Anne Taylor
Anne Taylor

How Dick and Fanny became Rick and Frannie

I am discovering that I am increasingly grateful for political correctness. Despite my childhood addiction to anything written by Enid Blyton, I find I am unable to read any of my old Noddy collection to my children. It’s not just the absurd and depressingly weak storylines or the whole lot of spanking that goes on that bothers me; it’s the insidious, horrid (horrid!) racism. Even just saying the word “golliwog” in front of my children makes me squirm.

I remember the clicking of tongues years ago when Noddy was heavily edited and updated to reflect modern sensibilities. Personally, I think Noddy and Big Ears were great homosexual role models and I’m sorry that they’re now “just friends”. But I have to admit that I’m relieved I can now read about the “naughty goblins” instead of the “thieving golliwogs”.
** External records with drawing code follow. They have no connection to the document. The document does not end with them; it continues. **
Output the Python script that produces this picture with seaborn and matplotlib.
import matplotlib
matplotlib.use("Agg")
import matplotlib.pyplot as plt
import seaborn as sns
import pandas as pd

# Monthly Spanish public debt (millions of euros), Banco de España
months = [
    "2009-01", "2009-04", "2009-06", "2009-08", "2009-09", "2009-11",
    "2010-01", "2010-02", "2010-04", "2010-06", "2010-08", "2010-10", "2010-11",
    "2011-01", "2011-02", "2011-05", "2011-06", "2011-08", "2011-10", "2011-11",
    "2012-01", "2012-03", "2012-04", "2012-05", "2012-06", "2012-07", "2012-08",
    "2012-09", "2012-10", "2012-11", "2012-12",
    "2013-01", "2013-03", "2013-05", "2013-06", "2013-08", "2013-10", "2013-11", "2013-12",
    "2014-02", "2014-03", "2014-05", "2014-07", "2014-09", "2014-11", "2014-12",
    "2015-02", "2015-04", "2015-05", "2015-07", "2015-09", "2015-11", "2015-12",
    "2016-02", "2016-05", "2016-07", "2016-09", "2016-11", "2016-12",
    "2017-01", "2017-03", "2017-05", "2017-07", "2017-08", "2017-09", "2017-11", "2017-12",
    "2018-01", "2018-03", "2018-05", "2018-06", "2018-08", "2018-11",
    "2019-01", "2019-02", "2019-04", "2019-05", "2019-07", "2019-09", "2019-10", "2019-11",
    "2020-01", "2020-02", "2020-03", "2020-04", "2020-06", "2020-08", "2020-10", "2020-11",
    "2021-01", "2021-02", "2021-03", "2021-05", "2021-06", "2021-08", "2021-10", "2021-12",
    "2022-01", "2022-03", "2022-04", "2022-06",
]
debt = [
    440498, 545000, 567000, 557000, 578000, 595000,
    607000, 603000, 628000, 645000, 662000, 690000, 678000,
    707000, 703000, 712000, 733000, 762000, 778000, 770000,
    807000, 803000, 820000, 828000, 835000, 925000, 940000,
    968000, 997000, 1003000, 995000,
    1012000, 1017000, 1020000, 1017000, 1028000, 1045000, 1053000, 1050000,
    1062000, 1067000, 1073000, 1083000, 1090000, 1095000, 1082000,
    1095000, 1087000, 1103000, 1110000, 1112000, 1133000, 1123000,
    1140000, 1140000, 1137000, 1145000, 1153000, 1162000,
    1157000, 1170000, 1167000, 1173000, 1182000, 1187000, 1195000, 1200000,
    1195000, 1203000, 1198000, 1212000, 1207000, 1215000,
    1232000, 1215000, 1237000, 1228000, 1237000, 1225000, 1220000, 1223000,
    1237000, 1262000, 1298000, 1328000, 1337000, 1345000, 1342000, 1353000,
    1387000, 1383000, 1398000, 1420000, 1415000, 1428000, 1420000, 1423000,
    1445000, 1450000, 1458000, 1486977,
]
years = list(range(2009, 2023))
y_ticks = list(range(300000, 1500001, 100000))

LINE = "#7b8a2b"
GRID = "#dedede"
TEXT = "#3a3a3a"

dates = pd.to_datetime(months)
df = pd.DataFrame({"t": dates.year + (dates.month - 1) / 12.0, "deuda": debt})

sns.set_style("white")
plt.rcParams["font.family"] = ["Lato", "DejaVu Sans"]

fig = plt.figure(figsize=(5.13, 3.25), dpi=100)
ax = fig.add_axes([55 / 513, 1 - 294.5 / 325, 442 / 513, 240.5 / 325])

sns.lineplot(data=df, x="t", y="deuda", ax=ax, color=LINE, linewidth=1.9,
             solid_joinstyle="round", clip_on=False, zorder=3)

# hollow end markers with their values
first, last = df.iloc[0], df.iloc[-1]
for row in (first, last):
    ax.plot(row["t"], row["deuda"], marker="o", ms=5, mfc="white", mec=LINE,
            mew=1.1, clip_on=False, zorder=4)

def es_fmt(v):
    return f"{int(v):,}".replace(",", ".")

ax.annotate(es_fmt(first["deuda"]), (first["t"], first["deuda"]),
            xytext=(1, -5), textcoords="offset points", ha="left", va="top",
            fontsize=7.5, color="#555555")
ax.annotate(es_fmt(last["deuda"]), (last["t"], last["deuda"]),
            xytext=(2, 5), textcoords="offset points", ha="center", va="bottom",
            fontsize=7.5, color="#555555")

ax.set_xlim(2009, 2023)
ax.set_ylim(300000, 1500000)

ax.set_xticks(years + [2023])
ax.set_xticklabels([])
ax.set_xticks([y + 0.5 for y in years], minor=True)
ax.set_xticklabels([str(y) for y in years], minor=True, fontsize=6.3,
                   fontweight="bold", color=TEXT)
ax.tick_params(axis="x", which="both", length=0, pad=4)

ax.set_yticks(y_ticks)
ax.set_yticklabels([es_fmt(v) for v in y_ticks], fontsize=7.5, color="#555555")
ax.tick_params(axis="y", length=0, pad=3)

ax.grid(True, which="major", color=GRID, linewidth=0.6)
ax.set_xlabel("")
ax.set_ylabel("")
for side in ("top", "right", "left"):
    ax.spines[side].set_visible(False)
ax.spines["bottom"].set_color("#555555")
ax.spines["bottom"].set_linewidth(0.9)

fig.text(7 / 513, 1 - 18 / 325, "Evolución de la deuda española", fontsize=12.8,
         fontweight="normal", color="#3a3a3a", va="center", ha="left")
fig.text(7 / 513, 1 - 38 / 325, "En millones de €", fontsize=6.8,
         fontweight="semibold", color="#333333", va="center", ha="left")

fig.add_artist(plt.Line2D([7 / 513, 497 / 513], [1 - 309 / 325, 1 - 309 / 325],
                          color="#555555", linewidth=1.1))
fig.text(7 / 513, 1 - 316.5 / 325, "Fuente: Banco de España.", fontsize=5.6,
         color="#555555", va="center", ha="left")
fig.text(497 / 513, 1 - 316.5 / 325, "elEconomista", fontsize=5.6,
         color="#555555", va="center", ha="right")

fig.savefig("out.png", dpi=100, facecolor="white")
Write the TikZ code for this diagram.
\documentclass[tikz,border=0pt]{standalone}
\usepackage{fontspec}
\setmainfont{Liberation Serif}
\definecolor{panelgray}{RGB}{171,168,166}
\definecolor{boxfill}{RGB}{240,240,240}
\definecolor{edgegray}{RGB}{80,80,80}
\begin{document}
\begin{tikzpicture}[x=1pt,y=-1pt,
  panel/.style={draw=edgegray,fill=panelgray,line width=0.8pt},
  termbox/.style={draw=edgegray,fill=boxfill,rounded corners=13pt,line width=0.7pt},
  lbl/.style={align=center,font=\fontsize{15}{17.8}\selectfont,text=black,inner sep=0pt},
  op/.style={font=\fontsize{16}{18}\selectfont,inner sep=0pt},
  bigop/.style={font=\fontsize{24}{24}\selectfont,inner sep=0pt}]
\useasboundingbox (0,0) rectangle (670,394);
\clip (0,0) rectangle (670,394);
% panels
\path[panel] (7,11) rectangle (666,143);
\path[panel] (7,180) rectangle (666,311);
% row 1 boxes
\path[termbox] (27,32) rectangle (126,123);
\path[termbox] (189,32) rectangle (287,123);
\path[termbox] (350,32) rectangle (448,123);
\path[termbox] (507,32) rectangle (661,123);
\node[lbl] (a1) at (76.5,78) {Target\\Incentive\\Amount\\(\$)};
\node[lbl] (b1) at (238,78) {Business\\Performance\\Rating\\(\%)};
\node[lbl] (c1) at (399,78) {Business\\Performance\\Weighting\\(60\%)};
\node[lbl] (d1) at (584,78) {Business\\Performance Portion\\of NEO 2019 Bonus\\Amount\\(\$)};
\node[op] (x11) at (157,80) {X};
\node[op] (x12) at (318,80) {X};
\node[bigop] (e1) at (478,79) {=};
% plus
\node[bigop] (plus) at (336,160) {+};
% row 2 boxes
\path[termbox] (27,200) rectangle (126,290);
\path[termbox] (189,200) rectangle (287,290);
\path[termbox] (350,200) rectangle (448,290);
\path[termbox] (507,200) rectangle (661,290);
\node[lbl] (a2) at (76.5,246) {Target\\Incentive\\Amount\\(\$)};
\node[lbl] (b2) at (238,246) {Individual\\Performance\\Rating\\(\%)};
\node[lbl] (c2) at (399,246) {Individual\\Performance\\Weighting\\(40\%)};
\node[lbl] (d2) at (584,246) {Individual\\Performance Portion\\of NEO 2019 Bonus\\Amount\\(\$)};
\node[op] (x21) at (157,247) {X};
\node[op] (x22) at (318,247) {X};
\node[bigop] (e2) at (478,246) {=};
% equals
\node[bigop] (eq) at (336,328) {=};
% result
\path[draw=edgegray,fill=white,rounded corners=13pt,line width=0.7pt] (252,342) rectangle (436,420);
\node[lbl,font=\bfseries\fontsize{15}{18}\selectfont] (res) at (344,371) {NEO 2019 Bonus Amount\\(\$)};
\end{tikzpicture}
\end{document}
Enid Blyton was voted as Britain’s best-loved author last month. I’m not even surprised to read that eight million of her books are still sold worldwide every year. I think I’m just one of many thousands of modern-day parents who remember her books with deep nostalgia and affection. So it was with much delight and anticipation that my six-year-old daughter and I moved on from Noddy to other Enid Blyton stories, such as the Magic Faraway Tree (probably my best-ever childhood read).

This week, I bought a new copy of the Enchanted Wood, the first book in the Faraway Tree series. This edition has been edited to make it more appealing to American audiences, apparently. “Pop biscuits” have become “pop cakes”. “I say!” is now “Hey!” and “queer” is now “odd”. Jo is spelt Joe (like a boy’s name should be spelt); Bessie is updated to Beth; and, ridiculously, Fanny is now Frannie.

As it turns out, these changes were brought about a good few years ago, even before the UK Sun’s 2006 story headlined ‘Five go and do ironing’. It’s here that I learn Dame Slap is now Dame Snap (who scolds, rather than beats children) and, ridiculously, Cousin Dick is now Rick. For God’s sake. Surely they can’t just go and ruin my childhood just to avoid a little giggling and embarrassment? Rick is nothing like Cousin Dick. “Hey!” is not even close to the quaintness of “I say!”

Guy Dammann, writing for the Guardian’s Culture Vulture blog way back in 2006, raises the point that the argument over this kind of heavy updating highlights a difference between adult and children’s literature.

I agree (although not with the rest of his argument). Adults can tell when something is inappropriate; children cannot – even if they do have a parent on hand to provide “context” and “explanation”. Literature for children does carry with it some moral responsibility. I recently squirmed my way through a screening of Jock of the Bushveld. It may be “historically correct”, but do I want my young children hearing the “k-word” bandied about; watch as colonial prejudice is played out? My overwhelming feeling was that it was just not appropriate – no matter what explanation and discussion we had afterwards. I guess we’ll definitely be reading the expurgated version of Fitzpatrick’s book.

So, as it turns out, I have just written myself out of my own irritation. I have been so nostalgic for my own childhood world of “Hurrah!”, “I say!” and “jolly good” that I overlooked my own relief at reading stories that aren’t insidiously racist (and sexist, for that matter). My daughter doesn’t have the emotional ties to these stories that I do. Frankly, she’s such a sucker for the storyline that she doesn’t care if it’s Fanny or Franny. Perhaps I should welcome this “new world” where sexist gaps are closed and outdated racist sensibilities are papered over.

* By the way, the Sun’s story refers to Bessie as a “black character”. Believe me, there are no black characters in Enid Blyton’s neo-Edwardian tales. Bessie is (was?) the dark-haired youngest sister in the Magic Faraway Tree.